It's interesting you say that, because for years there have been concerns that Hollywood continues to stereotype and typecast Latinos and African-Americans in certain roles, often times even discriminating against them. Last year after the Oscars ended, Samuel L. Jackson sent an e-mail to a Los Angeles Times reporter wondering why no black men had been chosen to present awards on the film world's biggest stage. The e-mail read "It's obvious there's not ONE Black male actor in Hollywood that's able to read a teleprompter, or that's 'hip enuf,' for the new academy demographic!" Jackson wrote. "In the Hollywood I saw tonite, I don't exist nor does Denzel, Eddie, Will, Jamie, or even a young comer like Anthony Mackie!" What are your thoughts on this?

African-Americans only fill 9 percent of the SAG (Screen Actors Guild) talent pool, 82 percent is Caucasian. Those figures are staggering.

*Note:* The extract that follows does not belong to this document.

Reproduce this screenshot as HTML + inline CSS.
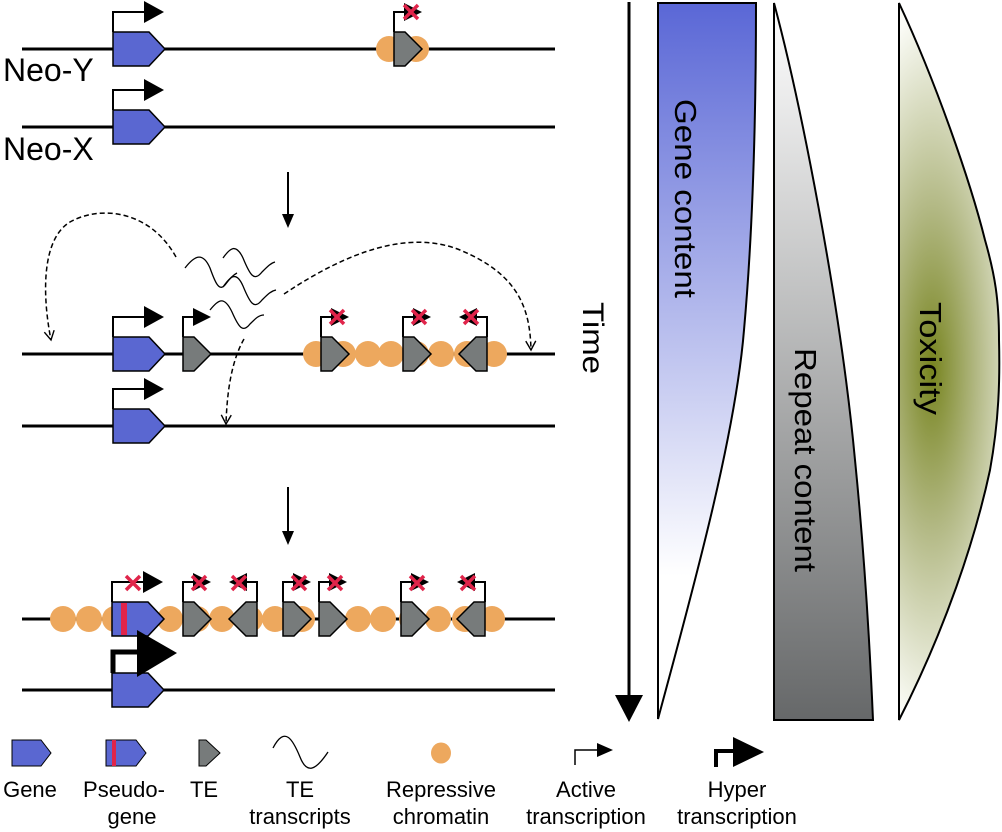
<!DOCTYPE html>
<html><head><meta charset="utf-8"><style>html,body{margin:0;padding:0;background:#fff;}svg{display:block;}text{font-family:"Liberation Sans",sans-serif;}</style></head>
<body>
<svg width="1002" height="832" viewBox="0 0 1002 832" xmlns="http://www.w3.org/2000/svg">
<defs>
<linearGradient id="gb" x1="0" y1="0" x2="0" y2="1"><stop offset="0" stop-color="#5a67d6"/><stop offset="0.8" stop-color="#ffffff"/><stop offset="1" stop-color="#ffffff"/></linearGradient>
<linearGradient id="gr" x1="0" y1="0" x2="0" y2="1"><stop offset="0" stop-color="#ffffff"/><stop offset="1" stop-color="#666869"/></linearGradient>
<radialGradient id="gt" gradientUnits="userSpaceOnUse" cx="932" cy="368" r="100" gradientTransform="translate(932 368) scale(1 3.6) translate(-932 -368)"><stop offset="0" stop-color="#77841f"/><stop offset="0.45" stop-color="#b3b985"/><stop offset="1" stop-color="#fbfcf7"/></radialGradient>
<path id="gene" d="M0,-17 H36 L52,0 L36,17 H0 Z" fill="#5a67d1" stroke="#000" stroke-width="1.5"/>
<path id="te" d="M0,-17 H11 L28,0 L11,17 H0 Z" fill="#777b7b" stroke="#000" stroke-width="1.5"/>
<g id="prom"><path d="M0,-17 V-37 H31" fill="none" stroke="#000" stroke-width="2"/><polygon points="31,-48 51,-37 31,-26" fill="#000"/></g>
<g id="tprom"><path d="M0,-17 V-37 H11" fill="none" stroke="#000" stroke-width="2"/><polygon points="10,-46 28,-37 10,-28" fill="#000"/></g>
<g id="x"><path d="M-7,-7 L7,7 M7,-7 L-7,7" stroke="#e0244a" stroke-width="3.5"/></g>
<circle id="c" r="13" fill="#eda85e"/>
<marker id="ah" markerUnits="userSpaceOnUse" markerWidth="12" markerHeight="12" refX="10" refY="6" orient="auto" viewBox="0 0 12 12"><path d="M1,1 L10,6 L1,11" fill="none" stroke="#000" stroke-width="1.4"/></marker>
</defs>

<!-- Row 1 Neo-Y -->
<line x1="22" y1="49" x2="555" y2="49" stroke="#000" stroke-width="3"/>
<use href="#c" x="389" y="49"/><use href="#c" x="416" y="49"/>
<g transform="translate(113,49)"><use href="#gene"/><use href="#prom"/></g>
<g transform="translate(394,49)"><use href="#te"/><use href="#tprom"/><use href="#x" x="17" y="-37"/></g>
<text x="3" y="81" font-size="32">Neo-Y</text>
<!-- Row 2 Neo-X -->
<line x1="22" y1="127" x2="555" y2="127" stroke="#000" stroke-width="3"/>
<g transform="translate(113,127)"><use href="#gene"/><use href="#prom"/></g>
<text x="3" y="160" font-size="32">Neo-X</text>

<!-- arrow 1 -->
<line x1="288" y1="172" x2="288" y2="218" stroke="#000" stroke-width="2"/>
<polygon points="282,214 294,214 288,228" fill="#000"/>

<!-- Row 3 -->
<line x1="22" y1="354" x2="555" y2="354" stroke="#000" stroke-width="3"/>
<use href="#c" x="316" y="354"/><use href="#c" x="343" y="354"/><use href="#c" x="368" y="354"/><use href="#c" x="391" y="354"/><use href="#c" x="416" y="354"/><use href="#c" x="441" y="354"/><use href="#c" x="467" y="354"/><use href="#c" x="494" y="354"/>
<g transform="translate(113,354)"><use href="#gene"/><use href="#prom"/></g>
<g transform="translate(183,354)"><use href="#te"/><use href="#tprom"/></g>
<g transform="translate(321,354)"><use href="#te"/><use href="#tprom"/><use href="#x" x="16" y="-37"/></g>
<g transform="translate(403,354)"><use href="#te"/><use href="#tprom"/><use href="#x" x="16" y="-37"/></g>
<g transform="translate(487,354) scale(-1,1)"><use href="#te"/><use href="#tprom"/><use href="#x" x="16" y="-37"/></g>
<line x1="22" y1="426" x2="555" y2="426" stroke="#000" stroke-width="3"/>
<g transform="translate(113,426)"><use href="#gene"/><use href="#prom"/></g>

<!-- waves -->
<g fill="none" stroke="#000" stroke-width="1.3">
<path d="M185,268 C195,255 203,252 210,268 C215,282 219,292 225,285 C230,278 233,275 237,273"/>
<path d="M223,258 C230,248 236,243 243,258 C250,275 254,282 262,272 C268,266 271,263 275,262"/>
<path d="M223,287 C230,277 236,270 243,286 C250,303 254,310 262,300 C268,294 271,291 276,290"/>
<path d="M210,310 C218,300 224,295 232,312 C239,328 243,333 250,324 C256,318 259,315 264,315"/>
</g>
<!-- dashed curves -->
<g fill="none" stroke="#000" stroke-width="1.5" stroke-dasharray="5,3">
<path d="M176,257 C150,210 100,205 70,222 C40,240 43,300 51,340" marker-end="url(#ah)"/>
<path d="M284,294 C350,250 410,230 460,250 C520,275 530,310 531,350" marker-end="url(#ah)"/>
<path d="M244,339 C232,360 227,390 226,424" marker-end="url(#ah)"/>
</g>

<!-- arrow 2 -->
<line x1="288" y1="487" x2="288" y2="535" stroke="#000" stroke-width="2"/>
<polygon points="282,531 294,531 288,545" fill="#000"/>

<!-- Row 5 -->
<line x1="22" y1="619" x2="555" y2="619" stroke="#000" stroke-width="3"/>
<use href="#c" x="63" y="619"/><use href="#c" x="89" y="619"/><use href="#c" x="115" y="619"/><use href="#c" x="170" y="619"/><use href="#c" x="197" y="619"/><use href="#c" x="222" y="619"/><use href="#c" x="250" y="619"/><use href="#c" x="275" y="619"/><use href="#c" x="302" y="619"/><use href="#c" x="358" y="619"/><use href="#c" x="383" y="619"/><use href="#c" x="412" y="619"/><use href="#c" x="438" y="619"/><use href="#c" x="465" y="619"/><use href="#c" x="492" y="619"/>
<g transform="translate(112,619)"><use href="#gene"/><rect x="9" y="-16" width="6" height="32" fill="#e0244a"/><use href="#prom"/><use href="#x" x="21" y="-36"/></g>
<g transform="translate(183,619)"><use href="#te"/><use href="#tprom"/><use href="#x" x="16" y="-36"/></g>
<g transform="translate(257,619) scale(-1,1)"><use href="#te"/><use href="#tprom"/><use href="#x" x="18" y="-36"/></g>
<g transform="translate(283,619)"><use href="#te"/><use href="#tprom"/><use href="#x" x="16" y="-36"/></g>
<g transform="translate(319,619)"><use href="#te"/><use href="#tprom"/><use href="#x" x="16" y="-36"/></g>
<g transform="translate(401,619)"><use href="#te"/><use href="#tprom"/><use href="#x" x="16" y="-36"/></g>
<g transform="translate(485,619) scale(-1,1)"><use href="#te"/><use href="#tprom"/><use href="#x" x="17" y="-36"/></g>
<line x1="22" y1="690" x2="555" y2="690" stroke="#000" stroke-width="3"/>
<g transform="translate(112,690)"><use href="#gene"/></g>
<path d="M113,673 V652 H140" fill="none" stroke="#000" stroke-width="5"/>
<polygon points="137,630 177,653 137,677" fill="#000"/>

<!-- Right panel -->
<line x1="629" y1="2" x2="629" y2="700" stroke="#000" stroke-width="3"/>
<polygon points="615,695 643,695 629,722" fill="#000"/>
<text transform="translate(583,302) rotate(90)" font-size="30" textLength="72" lengthAdjust="spacingAndGlyphs">Time</text>

<path d="M658,3 H756 C756,120 753,230 744,330 C735,440 690,600 658,719 Z" fill="url(#gb)" stroke="#000" stroke-width="2"/>
<text transform="translate(675,99) rotate(90)" font-size="31" textLength="199" lengthAdjust="spacingAndGlyphs">Gene content</text>

<path d="M774,3 C800,100 840,300 855,460 C865,560 870,650 873,720 H774 Z" fill="url(#gr)" stroke="#000" stroke-width="2"/>
<text transform="translate(795,348) rotate(90)" font-size="31" textLength="224" lengthAdjust="spacingAndGlyphs">Repeat content</text>

<path d="M899,3 C935,80 970,180 985,240 C995,275 999,300 999,340 C1000,380 999,420 990,470 C975,540 945,630 899,720 Z" fill="url(#gt)" stroke="#000" stroke-width="2"/>
<text transform="translate(920,302) rotate(90)" font-size="31" textLength="113" lengthAdjust="spacingAndGlyphs">Toxicity</text>

<!-- Legend -->
<path d="M12,740 H41 L51,753 L41,766 H12 Z" fill="#5a67d1" stroke="#000" stroke-width="1"/>
<path d="M106,740 H136 L146,753 L136,766 H106 Z" fill="#5a67d1" stroke="#000" stroke-width="1"/>
<rect x="112" y="740" width="4" height="26" fill="#e0244a"/>
<path d="M199,740 H206 L220,753 L206,766 H199 Z" fill="#777b7b" stroke="#000" stroke-width="1"/>
<path d="M273,748 C285,725 293,740 300,757 C307,775 316,770 328,752" fill="none" stroke="#000" stroke-width="1.3"/>
<ellipse cx="441" cy="753" rx="10" ry="10.5" fill="#eda85e"/>
<path d="M575,765 V750 H598" fill="none" stroke="#000" stroke-width="1.5"/>
<polygon points="597,743 613,750 597,757" fill="#000"/>
<path d="M716,767 V751 H735" fill="none" stroke="#000" stroke-width="4"/>
<polygon points="733,737 764,752 733,767" fill="#000"/>

<g font-size="22" text-anchor="middle">
<text x="30" y="797">Gene</text>
<text x="124" y="797">Pseudo-</text><text x="132" y="824">gene</text>
<text x="204" y="797">TE</text>
<text x="300" y="797">TE</text><text x="300" y="824">transcripts</text>
<text x="441" y="797">Repressive</text><text x="441" y="824">chromatin</text>
<text x="586" y="797">Active</text><text x="586" y="824">transcription</text>
<text x="737" y="797">Hyper</text><text x="737" y="824">transcription</text>
</g>
</svg>
</body></html>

The truth is that there is a difference between reality and perception. Ethnic folks are doctors, scientists, lawyers etc., but the perception is created by the system that minorities for the most parts are crooks, criminals and thieves. So, because the system creates those roles for people of color it becomes difficult to manipulate the perception into the reality. The system creates this perception and it becomes hard to manipulate that perception back into reality because American audiences have been trained to perceive us in a certain light.

We need a new generation of minority actors to continue the work force. Although the industry is very slighted towards Caucasians, in general we have made tremendous progress as minority actors, and it is up to the new generation of minority actors to continue reaping the benefits that we paved for the new generation. The more minorities that show up, the more opportunities that minorities will have.

You have worked alongside some top Hollywood actors including Edward James Olmos, and Lou Diamond Phillips, what was that like?

To me it was literally a blessing and an opportunity. I have to every day be in a place of gratitude and thankfulness because I have been given the opportunity to collaborate with such great talent.

An opportunity to earn a mentorship and also take my lifelong heroes and become their peer.

I grew up watching "Quantum Leap", I wanted to time travel like Scott Bakula and now I get the opportunity to be his co-worker in the film "Snap."

Another thing that really made an impression on me is that working with these people adds authenticity to what I do.

Take the readers through a typical day for you.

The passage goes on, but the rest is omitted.